Factory quotes for beef cattle have moved up another notch for this week at many beef-processing outlets, as demand continues to grow while supplies of finished cattle tighten.

Last Thursday (January 5), Minister for Agriculture, Food and the Marine, Charlie McConalogue, announced the resumption of beef exports from Ireland to China which is a positive development for Irish beef markets.

For beef to be eligible for export to China there are a number of different criteria the cattle must meet. Because of this, China-eligible cattle are generally processed at factories on an allocated day.

Some processing outlets have already conducted beef kills of cattle that are eligible for export to China while others are set to carry out kills of China-eligible cattle this week.

Senior manager of the livestock and meat team at Bord Bia, Joe Burke, expects Irish beef product to be en-route to China “by February or maybe sooner”.

This will add further demand to forequarter beef cuts, which factory representative say have been driving the beef market for the past six months, as opposed to the higher-value steak cuts.

Cattle price

While some outlets have increased prices, others are starting the week at the same price levels as last week. The reality is that beef price has moved up a further 5c/kg this week and could potentially rise a further 5-10c/kg by the weekend at many of the lower-paying outlets.

Steer base price is ranging from €5.05-5.10/kg with at least one outlet offering a 10c/kg weight bonus for suitable cattle with a carcass weight of between 300-400kg, leaving €5.15/kg on the grid available here.

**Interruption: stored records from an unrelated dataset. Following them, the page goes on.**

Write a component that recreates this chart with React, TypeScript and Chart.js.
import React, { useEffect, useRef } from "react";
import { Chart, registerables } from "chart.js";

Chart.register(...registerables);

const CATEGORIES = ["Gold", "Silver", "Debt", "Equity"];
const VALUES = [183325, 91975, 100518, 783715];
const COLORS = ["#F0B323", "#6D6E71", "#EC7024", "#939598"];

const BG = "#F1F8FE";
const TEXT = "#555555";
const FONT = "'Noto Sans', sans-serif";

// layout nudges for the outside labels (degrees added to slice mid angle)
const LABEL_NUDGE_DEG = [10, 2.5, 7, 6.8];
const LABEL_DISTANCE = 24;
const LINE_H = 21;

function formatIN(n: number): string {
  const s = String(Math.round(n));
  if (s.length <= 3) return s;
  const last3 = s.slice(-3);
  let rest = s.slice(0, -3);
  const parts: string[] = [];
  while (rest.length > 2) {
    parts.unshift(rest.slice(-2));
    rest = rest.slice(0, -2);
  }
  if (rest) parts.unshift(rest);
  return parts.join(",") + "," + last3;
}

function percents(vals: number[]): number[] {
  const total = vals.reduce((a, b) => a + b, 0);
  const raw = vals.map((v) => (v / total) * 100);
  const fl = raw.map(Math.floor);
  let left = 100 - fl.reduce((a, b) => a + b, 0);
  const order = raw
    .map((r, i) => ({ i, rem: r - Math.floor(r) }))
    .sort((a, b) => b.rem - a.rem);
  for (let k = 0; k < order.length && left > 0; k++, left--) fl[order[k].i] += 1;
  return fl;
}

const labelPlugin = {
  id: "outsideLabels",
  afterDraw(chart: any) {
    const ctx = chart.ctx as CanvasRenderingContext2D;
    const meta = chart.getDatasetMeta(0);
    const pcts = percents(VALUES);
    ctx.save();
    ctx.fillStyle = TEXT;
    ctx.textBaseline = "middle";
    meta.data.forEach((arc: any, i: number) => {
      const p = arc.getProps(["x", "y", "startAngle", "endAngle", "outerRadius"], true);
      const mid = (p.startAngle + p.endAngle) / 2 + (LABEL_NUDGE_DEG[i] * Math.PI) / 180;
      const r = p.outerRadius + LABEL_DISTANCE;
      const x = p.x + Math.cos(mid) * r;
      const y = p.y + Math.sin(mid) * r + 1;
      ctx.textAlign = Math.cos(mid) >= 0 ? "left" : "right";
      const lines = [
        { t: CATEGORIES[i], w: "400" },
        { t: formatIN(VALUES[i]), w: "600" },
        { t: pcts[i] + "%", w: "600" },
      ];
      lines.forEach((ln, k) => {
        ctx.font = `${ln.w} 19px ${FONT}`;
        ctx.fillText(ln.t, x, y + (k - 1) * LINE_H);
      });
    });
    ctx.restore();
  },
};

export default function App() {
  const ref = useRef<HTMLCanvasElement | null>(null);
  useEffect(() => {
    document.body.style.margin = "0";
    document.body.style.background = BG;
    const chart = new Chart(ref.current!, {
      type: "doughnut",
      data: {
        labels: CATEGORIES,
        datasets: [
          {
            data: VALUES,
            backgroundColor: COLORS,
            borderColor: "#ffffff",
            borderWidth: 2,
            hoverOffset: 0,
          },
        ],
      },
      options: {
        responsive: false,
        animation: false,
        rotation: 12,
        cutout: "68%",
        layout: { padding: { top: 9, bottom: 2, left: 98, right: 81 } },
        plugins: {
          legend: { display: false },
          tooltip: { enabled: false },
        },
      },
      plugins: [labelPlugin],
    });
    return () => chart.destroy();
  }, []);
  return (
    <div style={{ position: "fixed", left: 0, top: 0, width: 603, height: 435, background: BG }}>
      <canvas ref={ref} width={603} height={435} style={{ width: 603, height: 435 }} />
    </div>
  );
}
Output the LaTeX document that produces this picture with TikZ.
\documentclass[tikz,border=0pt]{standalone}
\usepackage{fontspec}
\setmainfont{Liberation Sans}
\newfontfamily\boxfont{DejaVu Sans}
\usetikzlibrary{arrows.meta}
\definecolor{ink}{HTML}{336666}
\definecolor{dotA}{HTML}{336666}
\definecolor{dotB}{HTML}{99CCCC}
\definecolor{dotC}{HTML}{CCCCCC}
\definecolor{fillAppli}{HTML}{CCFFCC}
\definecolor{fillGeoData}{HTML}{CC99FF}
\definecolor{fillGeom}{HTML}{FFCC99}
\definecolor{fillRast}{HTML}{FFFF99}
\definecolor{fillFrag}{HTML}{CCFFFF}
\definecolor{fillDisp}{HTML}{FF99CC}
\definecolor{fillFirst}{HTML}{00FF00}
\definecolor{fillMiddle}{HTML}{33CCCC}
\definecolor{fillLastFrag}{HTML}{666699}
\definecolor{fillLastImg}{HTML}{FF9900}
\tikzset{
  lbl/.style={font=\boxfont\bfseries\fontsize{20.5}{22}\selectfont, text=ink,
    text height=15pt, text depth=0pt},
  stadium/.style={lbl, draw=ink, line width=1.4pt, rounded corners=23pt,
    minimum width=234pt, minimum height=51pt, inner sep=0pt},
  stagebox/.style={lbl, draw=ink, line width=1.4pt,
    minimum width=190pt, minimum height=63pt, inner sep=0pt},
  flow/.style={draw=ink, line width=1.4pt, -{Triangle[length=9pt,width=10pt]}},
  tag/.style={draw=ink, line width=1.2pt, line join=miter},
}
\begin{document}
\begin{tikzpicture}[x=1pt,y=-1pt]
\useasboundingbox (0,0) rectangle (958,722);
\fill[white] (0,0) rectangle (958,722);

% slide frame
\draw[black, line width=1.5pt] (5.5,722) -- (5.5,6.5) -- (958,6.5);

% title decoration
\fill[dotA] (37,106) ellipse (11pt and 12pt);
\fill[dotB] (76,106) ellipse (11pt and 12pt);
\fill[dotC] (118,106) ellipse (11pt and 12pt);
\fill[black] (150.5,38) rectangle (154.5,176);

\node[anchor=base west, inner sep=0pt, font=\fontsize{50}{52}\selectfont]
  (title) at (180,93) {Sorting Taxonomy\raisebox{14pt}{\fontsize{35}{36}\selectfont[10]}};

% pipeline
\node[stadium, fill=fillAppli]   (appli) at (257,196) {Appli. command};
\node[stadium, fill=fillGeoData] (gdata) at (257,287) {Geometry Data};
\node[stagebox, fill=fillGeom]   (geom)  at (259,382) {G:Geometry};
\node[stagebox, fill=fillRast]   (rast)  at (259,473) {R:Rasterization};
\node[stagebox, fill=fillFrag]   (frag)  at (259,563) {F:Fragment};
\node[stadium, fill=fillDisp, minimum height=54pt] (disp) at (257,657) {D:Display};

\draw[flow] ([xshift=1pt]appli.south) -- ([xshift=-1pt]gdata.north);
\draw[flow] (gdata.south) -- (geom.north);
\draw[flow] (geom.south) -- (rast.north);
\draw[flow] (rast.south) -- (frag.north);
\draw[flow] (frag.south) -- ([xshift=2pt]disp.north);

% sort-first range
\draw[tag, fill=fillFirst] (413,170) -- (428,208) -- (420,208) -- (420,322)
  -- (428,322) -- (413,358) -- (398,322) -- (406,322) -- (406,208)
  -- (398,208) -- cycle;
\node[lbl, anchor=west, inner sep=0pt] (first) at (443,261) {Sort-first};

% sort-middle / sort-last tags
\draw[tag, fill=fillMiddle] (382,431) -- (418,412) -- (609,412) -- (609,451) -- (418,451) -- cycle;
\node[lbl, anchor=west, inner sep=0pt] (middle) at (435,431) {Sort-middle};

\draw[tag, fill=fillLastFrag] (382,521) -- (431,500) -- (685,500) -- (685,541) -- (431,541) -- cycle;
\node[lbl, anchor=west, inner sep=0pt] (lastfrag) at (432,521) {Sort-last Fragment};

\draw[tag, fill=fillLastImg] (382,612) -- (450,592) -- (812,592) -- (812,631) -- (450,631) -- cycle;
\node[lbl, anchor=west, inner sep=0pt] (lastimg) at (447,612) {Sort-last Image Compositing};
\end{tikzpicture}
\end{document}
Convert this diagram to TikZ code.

Factory quotes for heifers are ranging from €5.10-5.15/kg with €5.20/kg on offer for heifers with a carcass weight of between 300-400kg at the top-paying outlet.

Weekly heifer supplies peaked in the first week of February last year, however with the economics of winter-finishing cattle this season, the larger supplies of winter-finished cattle could be delayed this year.

Procurement officers are out on the road this week calling to suppliers in a bid to fill-out kill sheets for the second part of the week and will likely have scope to pay farmers extra to secure groups of well-finished cattle.

Generally, when procurement staff are tight for cattle, they will resort to flat-price deals on prime cattle (albeit reluctantly in many cases) and farmers should ensure they are coming out at the beneficial end of the deal if a flat price is agreed for prime cattle.

Cow price

Cow price has also moved on this week and procurement staff have told Agriland there are still large supplies of plain cows available. Farmers with good batches of finished cows should call their agent to view the cows and negotiate a price before agreeing on a date to send them to the factory.

€4.40/kg and €4.50/kg is being quoted at many outlets this week for fleshed P- and O-grade cows respectively with a carcass weight of over 270kg this week.

Factory quotes for U and R-grade cows are at €4.80/kg and €4.70/kg respectively at the stronger paying outlets this week.

R- and U-grade cows are in a lot shorter supply than P and O-grade cows presently.

Where well-finished heavy cows are on offer, procurement staff will likely be willing to negotiate on price as it continues to rise.

Bull price

For under-24 month bulls, a flat price of €5.20/kg and €5.10/kg is being quoted for U- and R-grade bulls respectively, with €4.90/kg and €4.80/kg being quoted for O- and P-grade bulls. Some outlets are paying more than this for bulls while other outlets are paying less.

Finally, under-16 month bulls are being quoted at €5.00 -€5.05/kg on the grid.